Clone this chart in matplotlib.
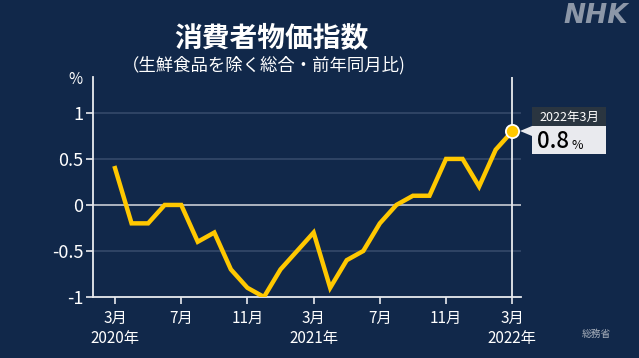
import matplotlib
matplotlib.use("Agg")
import matplotlib.pyplot as plt
from matplotlib.patches import Rectangle, Polygon

plt.rcParams['font.family'] = ['Noto Sans CJK JP', 'DejaVu Sans']

# monthly core CPI (ex fresh food), YoY %, Mar 2020 - Mar 2022
months = list(range(25))
values = [0.4, -0.2, -0.2, 0.0, 0.0, -0.4, -0.3, -0.7, -0.9, -1.0,
          -0.7, -0.5, -0.3, -0.9, -0.6, -0.5, -0.2, 0.0, 0.1, 0.1,
          0.5, 0.5, 0.2, 0.6, 0.8]
tick_pos = [0, 4, 8, 12, 16, 20, 24]
tick_labels = ['3月\n2020年', '7月', '11月', '3月\n2021年', '7月', '11月', '3月\n2022年']
y_ticks = [-1, -0.5, 0, 0.5, 1]
y_labels = ['-1', '-0.5', '0', '0.5', '1']
last_label = '2022年3月'
last_value = '0.8'

bg = '#11284a'
W, H = 639, 358
fig = plt.figure(figsize=(W / 100, H / 100), dpi=100, facecolor=bg)
ax = fig.add_axes([93 / W, 1 - 297 / H, (521 - 93) / W, (297 - 77) / H])
ax.set_facecolor(bg)

ax.set_xlim(-1.33, 24.53)
ax.set_ylim(-1, 1.39)

for y in y_ticks:
    if y == 0:
        ax.axhline(y, color='#c8ccd4', lw=1.2, zorder=1)
    elif y != -1:
        ax.axhline(y, color='#34496a', lw=1.2, zorder=1)

ax.axvline(24, color='#e8eaee', lw=1.3, zorder=1)
ax.plot(months, values, color='#ffc800', lw=3.2, solid_joinstyle='miter', zorder=3)
ax.plot(months[-1], values[-1], 'o', ms=9.5, mfc='#ffc800', mec='white', mew=1.3, zorder=4)

for s in ['top', 'right']:
    ax.spines[s].set_visible(False)
for s in ['left', 'bottom']:
    ax.spines[s].set_color('#e8eaee')
    ax.spines[s].set_linewidth(1.3)

ax.set_yticks(y_ticks)
ax.set_yticklabels(y_labels)
ax.set_xticks(tick_pos)
ax.set_xticklabels(tick_labels, linespacing=1.25)
ax.tick_params(axis='y', colors='#e8eaee', labelcolor='white', labelsize=13, length=5, width=1.2, pad=2)
ax.tick_params(axis='x', colors='#e8eaee', labelcolor='white', labelsize=11, length=5, width=1.2, pad=4)

# titles
fig.text(271 / W, 1 - 38 / H, '消費者物価指数', color='white', fontsize=20, fontweight='bold',
         ha='center', va='center')
fig.text(264 / W, 1 - 65 / H, '（生鮮食品を除く総合・前年同月比)', color='white', fontsize=12.5,
         ha='center', va='center')
fig.text(75 / W, 1 - 80 / H, '%', color='white', fontsize=11, ha='center', va='center')
fig.text(628 / W, 1 - 16 / H, 'NHK', color='#8c97a8', fontsize=19, fontweight='bold',
         fontstyle='italic', family='DejaVu Sans', ha='right', va='center')
fig.text(596 / W, 1 - 334 / H, '総務省', color='#a8b0bc', fontsize=7, ha='center', va='center')

# callout
fig.patches.append(Rectangle((532 / W, 1 - 126 / H), 74 / W, 19 / H, transform=fig.transFigure,
                             facecolor='#2a3540', edgecolor='none'))
fig.patches.append(Rectangle((532 / W, 1 - 154 / H), 74 / W, 28 / H, transform=fig.transFigure,
                             facecolor='#e9eaee', edgecolor='none'))
fig.patches.append(Polygon([(520 / W, 1 - 131 / H), (532 / W, 1 - 126 / H), (532 / W, 1 - 136 / H)],
                           closed=True, transform=fig.transFigure, facecolor='#e9eaee', edgecolor='none'))
fig.text(569 / W, 1 - 117 / H, last_label, color='white', fontsize=9, ha='center', va='center')
fig.text(537 / W, 1 - 142 / H, last_value, color='black', fontsize=16, fontweight='medium',
         ha='left', va='center')
fig.text(571 / W, 1 - 145 / H, '%', color='black', fontsize=9, ha='left', va='center')

fig.savefig('out.png', dpi=100, facecolor=bg)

------------------------

Exercise objective: Transcribe the full listing above exactly, with the images removed.

Worked solution:
Clone this chart in matplotlib.
import matplotlib
matplotlib.use("Agg")
import matplotlib.pyplot as plt
from matplotlib.patches import Rectangle, Polygon

plt.rcParams['font.family'] = ['Noto Sans CJK JP', 'DejaVu Sans']

# monthly core CPI (ex fresh food), YoY %, Mar 2020 - Mar 2022
months = list(range(25))
values = [0.4, -0.2, -0.2, 0.0, 0.0, -0.4, -0.3, -0.7, -0.9, -1.0,
          -0.7, -0.5, -0.3, -0.9, -0.6, -0.5, -0.2, 0.0, 0.1, 0.1,
          0.5, 0.5, 0.2, 0.6, 0.8]
tick_pos = [0, 4, 8, 12, 16, 20, 24]
tick_labels = ['3月\n2020年', '7月', '11月', '3月\n2021年', '7月', '11月', '3月\n2022年']
y_ticks = [-1, -0.5, 0, 0.5, 1]
y_labels = ['-1', '-0.5', '0', '0.5', '1']
last_label = '2022年3月'
last_value = '0.8'

bg = '#11284a'
W, H = 639, 358
fig = plt.figure(figsize=(W / 100, H / 100), dpi=100, facecolor=bg)
ax = fig.add_axes([93 / W, 1 - 297 / H, (521 - 93) / W, (297 - 77) / H])
ax.set_facecolor(bg)

ax.set_xlim(-1.33, 24.53)
ax.set_ylim(-1, 1.39)

for y in y_ticks:
    if y == 0:
        ax.axhline(y, color='#c8ccd4', lw=1.2, zorder=1)
    elif y != -1:
        ax.axhline(y, color='#34496a', lw=1.2, zorder=1)

ax.axvline(24, color='#e8eaee', lw=1.3, zorder=1)
ax.plot(months, values, color='#ffc800', lw=3.2, solid_joinstyle='miter', zorder=3)
ax.plot(months[-1], values[-1], 'o', ms=9.5, mfc='#ffc800', mec='white', mew=1.3, zorder=4)

for s in ['top', 'right']:
    ax.spines[s].set_visible(False)
for s in ['left', 'bottom']:
    ax.spines[s].set_color('#e8eaee')
    ax.spines[s].set_linewidth(1.3)

ax.set_yticks(y_ticks)
ax.set_yticklabels(y_labels)
ax.set_xticks(tick_pos)
ax.set_xticklabels(tick_labels, linespacing=1.25)
ax.tick_params(axis='y', colors='#e8eaee', labelcolor='white', labelsize=13, length=5, width=1.2, pad=2)
ax.tick_params(axis='x', colors='#e8eaee', labelcolor='white', labelsize=11, length=5, width=1.2, pad=4)

# titles
fig.text(271 / W, 1 - 38 / H, '消費者物価指数', color='white', fontsize=20, fontweight='bold',
         ha='center', va='center')
fig.text(264 / W, 1 - 65 / H, '（生鮮食品を除く総合・前年同月比)', color='white', fontsize=12.5,
         ha='center', va='center')
fig.text(75 / W, 1 - 80 / H, '%', color='white', fontsize=11, ha='center', va='center')
fig.text(628 / W, 1 - 16 / H, 'NHK', color='#8c97a8', fontsize=19, fontweight='bold',
         fontstyle='italic', family='DejaVu Sans', ha='right', va='center')
fig.text(596 / W, 1 - 334 / H, '総務省', color='#a8b0bc', fontsize=7, ha='center', va='center')

# callout
fig.patches.append(Rectangle((532 / W, 1 - 126 / H), 74 / W, 19 / H, transform=fig.transFigure,
                             facecolor='#2a3540', edgecolor='none'))
fig.patches.append(Rectangle((532 / W, 1 - 154 / H), 74 / W, 28 / H, transform=fig.transFigure,
                             facecolor='#e9eaee', edgecolor='none'))
fig.patches.append(Polygon([(520 / W, 1 - 131 / H), (532 / W, 1 - 126 / H), (532 / W, 1 - 136 / H)],
                           closed=True, transform=fig.transFigure, facecolor='#e9eaee', edgecolor='none'))
fig.text(569 / W, 1 - 117 / H, last_label, color='white', fontsize=9, ha='center', va='center')
fig.text(537 / W, 1 - 142 / H, last_value, color='black', fontsize=16, fontweight='medium',
         ha='left', va='center')
fig.text(571 / W, 1 - 145 / H, '%', color='black', fontsize=9, ha='left', va='center')

fig.savefig('out.png', dpi=100, facecolor=bg)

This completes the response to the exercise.